## REQUIREMENT
Show all lines holding "this".

## RECORD SET
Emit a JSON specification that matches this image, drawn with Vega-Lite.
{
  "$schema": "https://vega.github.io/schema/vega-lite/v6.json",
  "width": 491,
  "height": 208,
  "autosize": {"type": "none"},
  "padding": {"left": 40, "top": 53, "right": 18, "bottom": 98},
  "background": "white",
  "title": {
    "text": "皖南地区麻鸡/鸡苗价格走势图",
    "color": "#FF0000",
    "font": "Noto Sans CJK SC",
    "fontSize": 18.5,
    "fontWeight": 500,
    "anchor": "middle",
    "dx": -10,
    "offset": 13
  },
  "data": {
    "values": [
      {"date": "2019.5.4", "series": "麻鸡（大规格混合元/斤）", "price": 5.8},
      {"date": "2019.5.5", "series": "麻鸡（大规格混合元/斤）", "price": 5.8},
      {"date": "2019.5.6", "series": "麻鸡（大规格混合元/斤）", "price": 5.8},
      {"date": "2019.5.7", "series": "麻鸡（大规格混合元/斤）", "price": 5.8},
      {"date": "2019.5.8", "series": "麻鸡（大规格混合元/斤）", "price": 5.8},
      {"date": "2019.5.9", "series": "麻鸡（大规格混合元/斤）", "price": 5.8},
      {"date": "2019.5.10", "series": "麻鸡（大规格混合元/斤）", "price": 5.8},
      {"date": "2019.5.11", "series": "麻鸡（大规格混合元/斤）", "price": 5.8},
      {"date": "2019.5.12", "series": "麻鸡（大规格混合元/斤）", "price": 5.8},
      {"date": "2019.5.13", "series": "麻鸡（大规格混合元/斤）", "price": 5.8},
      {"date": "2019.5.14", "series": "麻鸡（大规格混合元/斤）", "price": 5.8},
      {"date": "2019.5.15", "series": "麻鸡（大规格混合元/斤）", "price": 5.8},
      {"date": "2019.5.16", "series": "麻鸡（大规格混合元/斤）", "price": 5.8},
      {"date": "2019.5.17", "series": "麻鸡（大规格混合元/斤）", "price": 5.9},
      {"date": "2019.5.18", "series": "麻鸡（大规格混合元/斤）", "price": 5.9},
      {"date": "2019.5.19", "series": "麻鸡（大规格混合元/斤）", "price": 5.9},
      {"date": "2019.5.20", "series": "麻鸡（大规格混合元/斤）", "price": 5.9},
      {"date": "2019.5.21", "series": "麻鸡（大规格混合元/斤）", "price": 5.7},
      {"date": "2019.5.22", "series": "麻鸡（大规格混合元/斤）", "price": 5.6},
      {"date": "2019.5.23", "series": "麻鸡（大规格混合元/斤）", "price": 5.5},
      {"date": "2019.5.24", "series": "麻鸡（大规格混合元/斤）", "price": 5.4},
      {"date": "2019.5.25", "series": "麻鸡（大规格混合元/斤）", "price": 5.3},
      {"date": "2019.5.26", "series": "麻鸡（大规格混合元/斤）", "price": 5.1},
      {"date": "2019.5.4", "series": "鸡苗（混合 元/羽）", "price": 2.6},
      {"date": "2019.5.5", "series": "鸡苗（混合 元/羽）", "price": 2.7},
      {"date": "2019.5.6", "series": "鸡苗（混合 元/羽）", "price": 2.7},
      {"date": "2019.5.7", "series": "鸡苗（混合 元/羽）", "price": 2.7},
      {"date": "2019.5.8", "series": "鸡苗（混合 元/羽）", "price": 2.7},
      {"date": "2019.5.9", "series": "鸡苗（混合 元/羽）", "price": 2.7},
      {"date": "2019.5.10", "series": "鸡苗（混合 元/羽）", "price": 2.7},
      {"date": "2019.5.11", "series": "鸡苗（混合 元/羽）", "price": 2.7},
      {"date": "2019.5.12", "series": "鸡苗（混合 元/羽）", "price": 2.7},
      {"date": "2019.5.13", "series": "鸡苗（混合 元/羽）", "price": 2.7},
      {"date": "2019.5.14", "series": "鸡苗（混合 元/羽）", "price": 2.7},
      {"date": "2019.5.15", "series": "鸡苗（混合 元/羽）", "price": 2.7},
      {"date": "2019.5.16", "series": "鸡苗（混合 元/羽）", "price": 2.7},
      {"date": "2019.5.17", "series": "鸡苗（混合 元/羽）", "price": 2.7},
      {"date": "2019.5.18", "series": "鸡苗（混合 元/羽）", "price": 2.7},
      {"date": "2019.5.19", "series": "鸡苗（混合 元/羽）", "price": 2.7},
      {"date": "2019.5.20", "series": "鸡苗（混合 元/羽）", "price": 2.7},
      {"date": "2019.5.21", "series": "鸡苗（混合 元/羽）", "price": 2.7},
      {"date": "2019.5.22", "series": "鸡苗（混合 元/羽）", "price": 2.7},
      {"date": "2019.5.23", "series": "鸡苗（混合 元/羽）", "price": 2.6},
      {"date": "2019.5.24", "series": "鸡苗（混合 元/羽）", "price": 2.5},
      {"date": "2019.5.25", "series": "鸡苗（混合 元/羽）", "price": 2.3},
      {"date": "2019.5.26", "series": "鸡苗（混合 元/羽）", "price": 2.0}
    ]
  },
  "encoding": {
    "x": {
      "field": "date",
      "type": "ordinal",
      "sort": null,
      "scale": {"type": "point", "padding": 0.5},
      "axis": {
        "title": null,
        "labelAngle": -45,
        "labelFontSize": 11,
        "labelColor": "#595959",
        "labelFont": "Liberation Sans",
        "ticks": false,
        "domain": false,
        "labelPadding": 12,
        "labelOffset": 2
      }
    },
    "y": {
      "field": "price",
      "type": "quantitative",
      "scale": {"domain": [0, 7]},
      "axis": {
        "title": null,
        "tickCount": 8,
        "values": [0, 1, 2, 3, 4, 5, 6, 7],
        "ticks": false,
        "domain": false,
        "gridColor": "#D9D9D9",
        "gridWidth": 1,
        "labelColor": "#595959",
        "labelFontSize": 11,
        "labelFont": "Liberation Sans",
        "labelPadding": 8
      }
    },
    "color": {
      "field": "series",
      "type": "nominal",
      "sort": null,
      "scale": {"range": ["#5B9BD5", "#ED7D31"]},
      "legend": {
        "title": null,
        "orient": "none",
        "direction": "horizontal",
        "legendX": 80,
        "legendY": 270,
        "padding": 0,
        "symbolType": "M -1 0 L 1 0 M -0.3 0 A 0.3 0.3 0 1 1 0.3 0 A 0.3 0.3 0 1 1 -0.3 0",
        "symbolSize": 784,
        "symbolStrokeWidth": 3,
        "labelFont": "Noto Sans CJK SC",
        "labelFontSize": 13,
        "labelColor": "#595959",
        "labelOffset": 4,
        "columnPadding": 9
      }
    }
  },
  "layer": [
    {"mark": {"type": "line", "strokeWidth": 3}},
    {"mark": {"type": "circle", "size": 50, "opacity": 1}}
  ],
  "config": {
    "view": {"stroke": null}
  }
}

* * *

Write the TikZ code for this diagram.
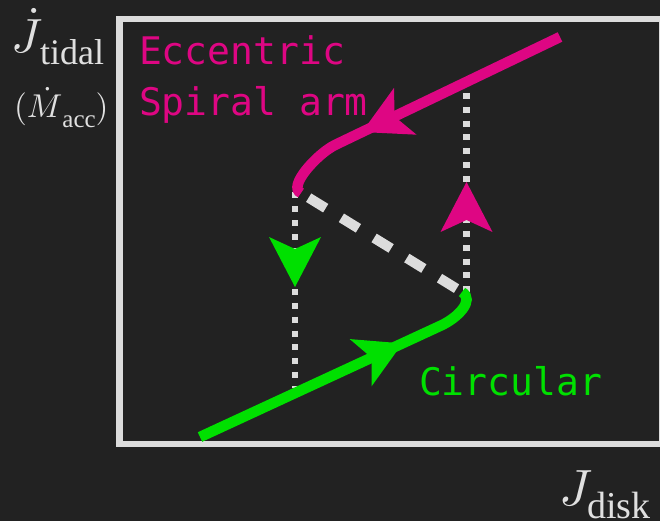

## EXERCISE RESULT
Emit a JSON specification that matches this image, drawn with Vega-Lite.
Write the TikZ code for this diagram.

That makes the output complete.